(Record excerpts):
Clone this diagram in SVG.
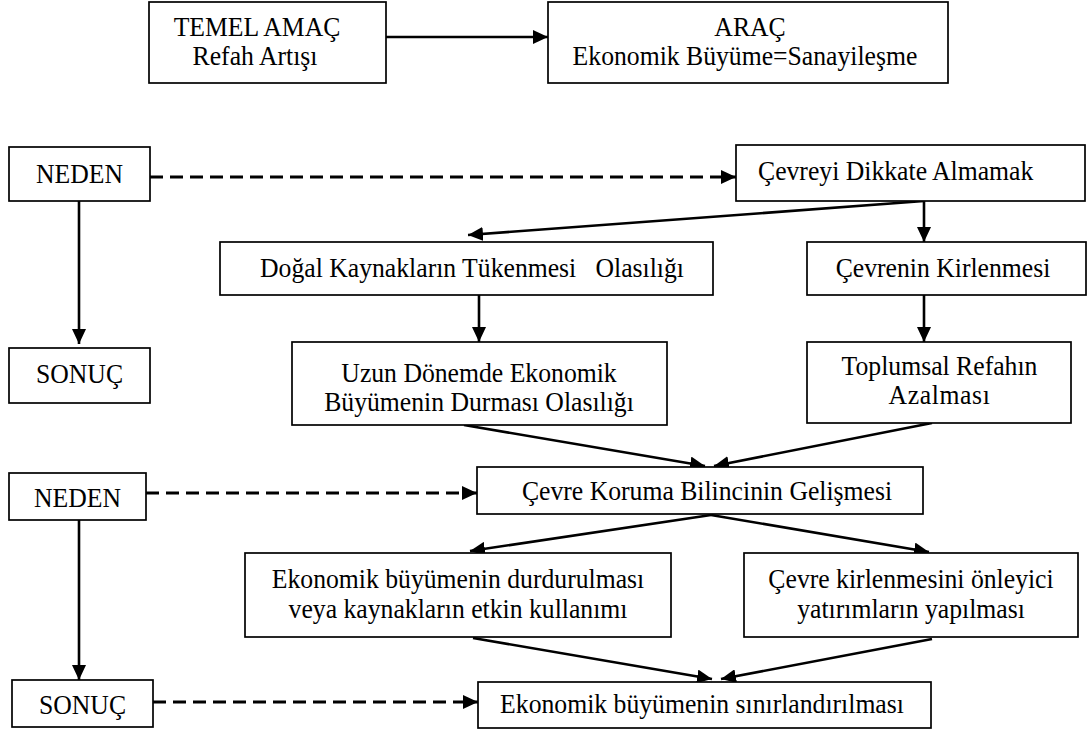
<svg xmlns="http://www.w3.org/2000/svg" width="1089" height="733" viewBox="0 0 1089 733">
<defs>
<marker id="ah" markerUnits="userSpaceOnUse" markerWidth="15" markerHeight="14" refX="15" refY="7" orient="auto">
<path d="M0,0 L15,7 L0,14 Z" fill="#000"/>
</marker>
<style>
.box{fill:#fff;stroke:#000;stroke-width:1.7}
.t{font-family:"Liberation Serif","Times New Roman",serif;font-size:25.7px;fill:#000;text-anchor:middle}
.s{fill:none;stroke:#000;stroke-width:2.6;marker-end:url(#ah)}
.d{fill:none;stroke:#000;stroke-width:2.8;stroke-dasharray:13 7;marker-end:url(#ah)}
</style>
</defs>
<rect width="1089" height="733" fill="#fff"/>
<g id="connectors">
<line class="s" x1="386" y1="37" x2="548" y2="37"/>
<line class="d" x1="150" y1="177" x2="736" y2="177"/>
<line class="s" x1="924" y1="201" x2="468" y2="235"/>
<line class="s" x1="924" y1="201" x2="924" y2="242"/>
<line class="s" x1="479" y1="295" x2="479" y2="342"/>
<line class="s" x1="924" y1="295" x2="924" y2="342"/>
<line class="s" x1="79" y1="201" x2="79" y2="344"/>
<line class="s" x1="464" y1="425" x2="705" y2="466"/>
<line class="s" x1="932" y1="423" x2="714" y2="466"/>
<line class="d" x1="146" y1="493" x2="477" y2="493"/>
<line class="s" x1="711" y1="515" x2="470" y2="551"/>
<line class="s" x1="711" y1="515" x2="929" y2="552"/>
<line class="s" x1="79" y1="520" x2="79" y2="680"/>
<line class="s" x1="473" y1="638" x2="712" y2="679"/>
<line class="s" x1="932" y1="639" x2="721" y2="679"/>
<line class="d" x1="153" y1="702" x2="478" y2="702"/>
</g>
<g id="temel">
<rect class="box" x="149" y="2" width="237" height="81"/>
<text class="t" transform="translate(257 36) scale(1 1.1)">TEMEL AMAÇ</text>
<text class="t" transform="translate(255 65) scale(1 1.1)">Refah Artışı</text>
</g>
<g id="arac">
<rect class="box" x="548" y="2" width="400" height="81"/>
<text class="t" transform="translate(750 36) scale(1 1.1)">ARAÇ</text>
<text class="t" transform="translate(745 65) scale(1 1.1)">Ekonomik Büyüme=Sanayileşme</text>
</g>
<g id="neden1">
<rect class="box" x="9" y="147" width="141" height="54"/>
<text class="t" transform="translate(79.5 183) scale(1 1.1)">NEDEN</text>
</g>
<g id="cevreyi">
<rect class="box" x="736" y="145" width="349" height="56"/>
<text class="t" transform="translate(758 180) scale(1 1.1)" style="text-anchor:start">Çevreyi Dikkate Almamak</text>
</g>
<g id="dogal">
<rect class="box" x="220" y="242" width="493" height="53"/>
<text class="t" transform="translate(472 277) scale(1 1.1)" xml:space="preserve" style="white-space:pre">Doğal Kaynakların Tükenmesi   Olasılığı</text>
</g>
<g id="cevrenin">
<rect class="box" x="807" y="242" width="279" height="53"/>
<text class="t" transform="translate(943 277) scale(1 1.1)">Çevrenin Kirlenmesi</text>
</g>
<g id="sonuc1">
<rect class="box" x="9" y="348" width="141" height="55"/>
<text class="t" transform="translate(79.5 383) scale(1 1.1)">SONUÇ</text>
</g>
<g id="uzun">
<rect class="box" x="292" y="342" width="375" height="83"/>
<text class="t" transform="translate(479 382) scale(1 1.1)">Uzun Dönemde Ekonomik</text>
<text class="t" transform="translate(479 411) scale(1 1.1)">Büyümenin Durması Olasılığı</text>
</g>
<g id="toplumsal">
<rect class="box" x="807" y="342" width="264" height="81"/>
<text class="t" transform="translate(939.5 375) scale(1 1.1)">Toplumsal Refahın</text>
<text class="t" transform="translate(939.5 404) scale(1 1.1)" style="letter-spacing:0.6px">Azalması</text>
</g>
<g id="neden2">
<rect class="box" x="9" y="473" width="137" height="47"/>
<text class="t" transform="translate(77.5 507) scale(1 1.1)">NEDEN</text>
</g>
<g id="koruma">
<rect class="box" x="477" y="467" width="446" height="47"/>
<text class="t" transform="translate(707 500) scale(1 1.1)">Çevre Koruma Bilincinin Gelişmesi</text>
</g>
<g id="durdurulmasi">
<rect class="box" x="245" y="553" width="426" height="84"/>
<text class="t" transform="translate(458 588) scale(1 1.1)">Ekonomik büyümenin durdurulması</text>
<text class="t" transform="translate(458 618) scale(1 1.1)">veya kaynakların etkin kullanımı</text>
</g>
<g id="onleyici">
<rect class="box" x="744" y="553" width="334" height="84"/>
<text class="t" transform="translate(911 588) scale(1 1.1)">Çevre kirlenmesini önleyici</text>
<text class="t" transform="translate(911 618) scale(1 1.1)">yatırımların yapılması</text>
</g>
<g id="sonuc2">
<rect class="box" x="12" y="680" width="141" height="47"/>
<text class="t" transform="translate(82.5 714) scale(1 1.1)">SONUÇ</text>
</g>
<g id="sinirlandirilmasi">
<rect class="box" x="478" y="682" width="453" height="46"/>
<text class="t" transform="translate(702 713) scale(1 1.1)">Ekonomik büyümenin sınırlandırılması</text>
</g>
</svg>
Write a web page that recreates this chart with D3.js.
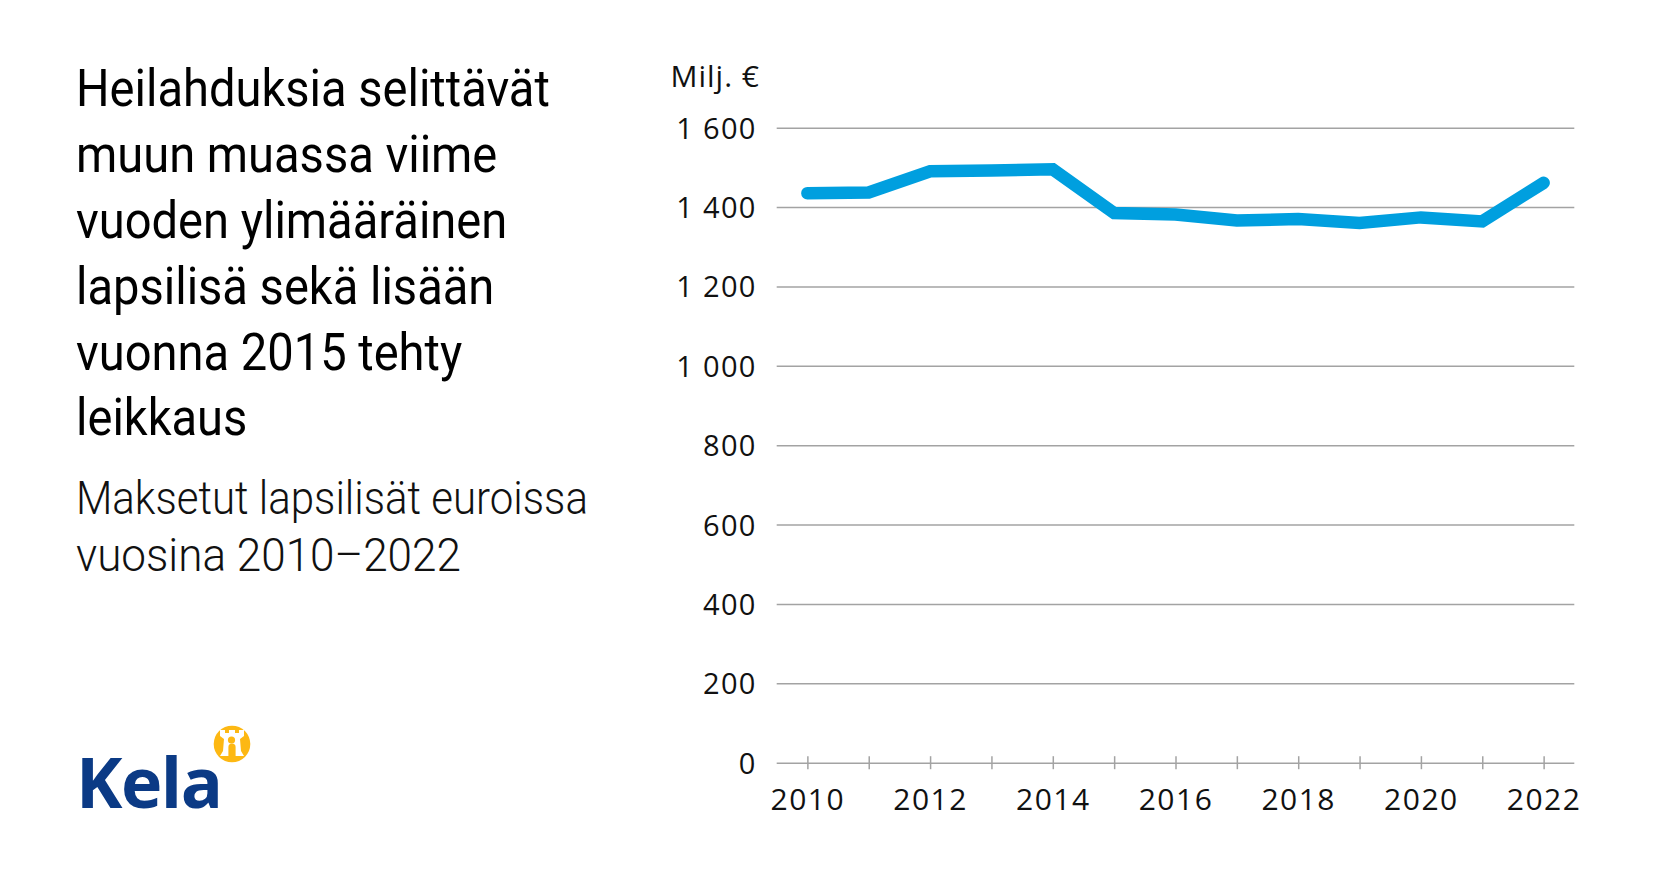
<!DOCTYPE html>
<html>
<head>
<meta charset="utf-8">
<script src="https://cdn.jsdelivr.net/npm/d3@7"></script>
<style>
  html, body { margin: 0; padding: 0; background: #fff; }
  svg { display: block; }
</style>
</head>
<body>
<svg id="chart" width="1662" height="870"></svg>
<script>
// ---- data ----
const years = [2010, 2011, 2012, 2013, 2014, 2015, 2016, 2017, 2018, 2019, 2020, 2021, 2022];
const values = [1435, 1437, 1490, 1492, 1495, 1385, 1381, 1366, 1370, 1360, 1374, 1364, 1461];
const yTicks = [0, 200, 400, 600, 800, 1000, 1200, 1400, 1600];
const yTickLabels = ["0", "200", "400", "600", "800", "1 000", "1 200", "1 400", "1 600"];
const xLabelYears = [2010, 2012, 2014, 2016, 2018, 2020, 2022];
const titleLines = ["Heilahduksia selittävät", "muun muassa viime", "vuoden ylimääräinen", "lapsilisä sekä lisään", "vuonna 2015 tehty", "leikkaus"];
const subtitleLines = ["Maksetut lapsilisät euroissa", "vuosina 2010–2022"];
const unitLabel = "Milj. €";
const logoText = "Kela";

// ---- layout ----
const svg = d3.select("#chart");
const plotLeft = 776.7, plotRight = 1574.3, plotTop = 127.7, plotBottom = 762.7;

const x = d3.scalePoint().domain(years).range([plotLeft, plotRight]).padding(0.5);
const y = d3.scaleLinear().domain([0, 1600]).range([plotBottom, plotTop]);

const axisFont = "'Open Sans', 'Noto Sans', sans-serif";

// y axis with gridlines
const yAxis = d3.axisLeft(y)
  .tickValues(yTicks)
  .tickFormat((d, i) => yTickLabels[i])
  .tickSizeInner(-(plotRight - plotLeft))
  .tickSizeOuter(0)
  .tickPadding(20);

const gy = svg.append("g").attr("transform", `translate(${plotLeft},0)`).call(yAxis);
gy.select(".domain").remove();
gy.selectAll(".tick line").attr("stroke", "#a3a3a3").attr("stroke-width", 1.5);
gy.selectAll(".tick text")
  .attr("font-family", axisFont).attr("font-size", 29).attr("fill", "#111")
  .attr("letter-spacing", "1.3px").attr("dy", "0.36em");

// x axis ticks + labels
const xAxis = d3.axisBottom(x)
  .tickValues(years)
  .tickFormat(d => xLabelYears.includes(d) ? d : "")
  .tickSizeOuter(0);
const gx = svg.append("g").attr("transform", `translate(0,${plotBottom})`).call(xAxis);
gx.select(".domain").remove();
gx.selectAll(".tick line").attr("y1", -6.5).attr("y2", 6.5).attr("stroke", "#a3a3a3").attr("stroke-width", 1.5);
gx.selectAll(".tick text")
  .attr("font-family", axisFont).attr("font-size", 30).attr("fill", "#111")
  .attr("letter-spacing", "1.5px").attr("y", 47).attr("dy", 0);

// unit label
svg.append("text")
  .attr("x", 760).attr("y", 87)
  .attr("text-anchor", "end")
  .attr("font-family", axisFont).attr("font-size", 30).attr("fill", "#111")
  .attr("letter-spacing", "1px")
  .text(unitLabel);

// line
const line = d3.line().x((d, i) => x(years[i])).y(d => y(d));
svg.append("path")
  .datum(values)
  .attr("d", line)
  .attr("fill", "none")
  .attr("stroke", "#009fdf")
  .attr("stroke-width", 12.5)
  .attr("stroke-linecap", "round")
  .attr("stroke-linejoin", "miter");

// ---- title ----
const titleG = svg.append("g");
const titleText = titleG.append("text")
  .attr("font-family", "Roboto, 'Noto Sans', sans-serif")
  .attr("font-weight", 400)
  .attr("font-size", 52)
  .attr("fill", "#000");
titleLines.forEach((t, i) => {
  titleText.append("tspan").attr("x", 0).attr("y", 106 + i * 65.9).text(t);
});
const tw = titleText.select("tspan").node().getComputedTextLength();
titleG.attr("transform", `translate(76,0) scale(${474 / tw},1)`);

// ---- subtitle (each line fitted separately) ----
const subTargets = [512, 385];
subtitleLines.forEach((t, i) => {
  const g = svg.append("g");
  const txt = g.append("text")
    .attr("x", 0).attr("y", 514 + i * 57)
    .attr("font-family", "Roboto, 'Noto Sans', sans-serif")
    .attr("font-weight", 300)
    .attr("font-size", 46)
    .attr("fill", "#111")
    .text(t);
  const w = txt.node().getComputedTextLength();
  g.attr("transform", `translate(76,0) scale(${subTargets[i] / w},1)`);
});

// ---- Kela logo ----
const logo = svg.append("g");
logo.append("text")
  .attr("x", 76).attr("y", 808)
  .attr("font-family", "'Open Sans', sans-serif")
  .attr("font-weight", 700)
  .attr("font-size", 70)
  .attr("letter-spacing", "-1.5px")
  .attr("fill", "#0b3a85")
  .text(logoText);
const cx = 232, cy = 744, r = 18.3;
logo.append("circle").attr("cx", cx).attr("cy", cy).attr("r", r).attr("fill", "#fdb813");
const p = d3.path();
p.moveTo(cx - 12, cy - 14);
p.lineTo(cx - 7, cy - 14); p.lineTo(cx - 7, cy - 11); p.lineTo(cx - 3, cy - 11); p.lineTo(cx - 3, cy - 14);
p.lineTo(cx + 3, cy - 14); p.lineTo(cx + 3, cy - 11); p.lineTo(cx + 7, cy - 11); p.lineTo(cx + 7, cy - 14);
p.lineTo(cx + 12, cy - 14);
p.lineTo(cx + 12, cy - 8);
p.lineTo(cx + 8, cy - 5);
p.lineTo(cx + 9, cy + 7);
p.lineTo(cx + 12, cy + 12);
p.lineTo(cx - 12, cy + 12);
p.lineTo(cx - 9, cy + 7);
p.lineTo(cx - 8, cy - 5);
p.lineTo(cx - 12, cy - 8);
p.closePath();
logo.append("path").attr("d", p.toString()).attr("fill", "#fff");
logo.append("circle").attr("cx", cx - 0.5).attr("cy", cy - 4).attr("r", 3.6).attr("fill", "#fdb813");
const a = d3.path();
a.moveTo(cx - 3.6, cy + 12);
a.lineTo(cx - 3.6, cy + 3);
a.arc(cx, cy + 3, 3.6, Math.PI, 0);
a.lineTo(cx + 3.6, cy + 12);
a.closePath();
logo.append("path").attr("d", a.toString()).attr("fill", "#fdb813");
</script>
</body>
</html>
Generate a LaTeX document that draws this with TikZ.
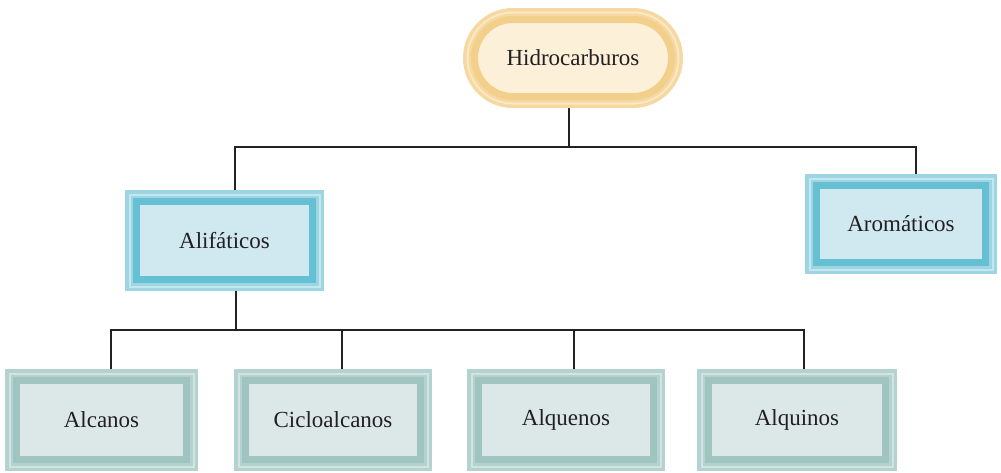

(Given exercise): Using the material above, report each line where "that" occurs.

(Task answer):
Write a web page that recreates this chart with D3.js.
Generate a LaTeX document that draws this with TikZ.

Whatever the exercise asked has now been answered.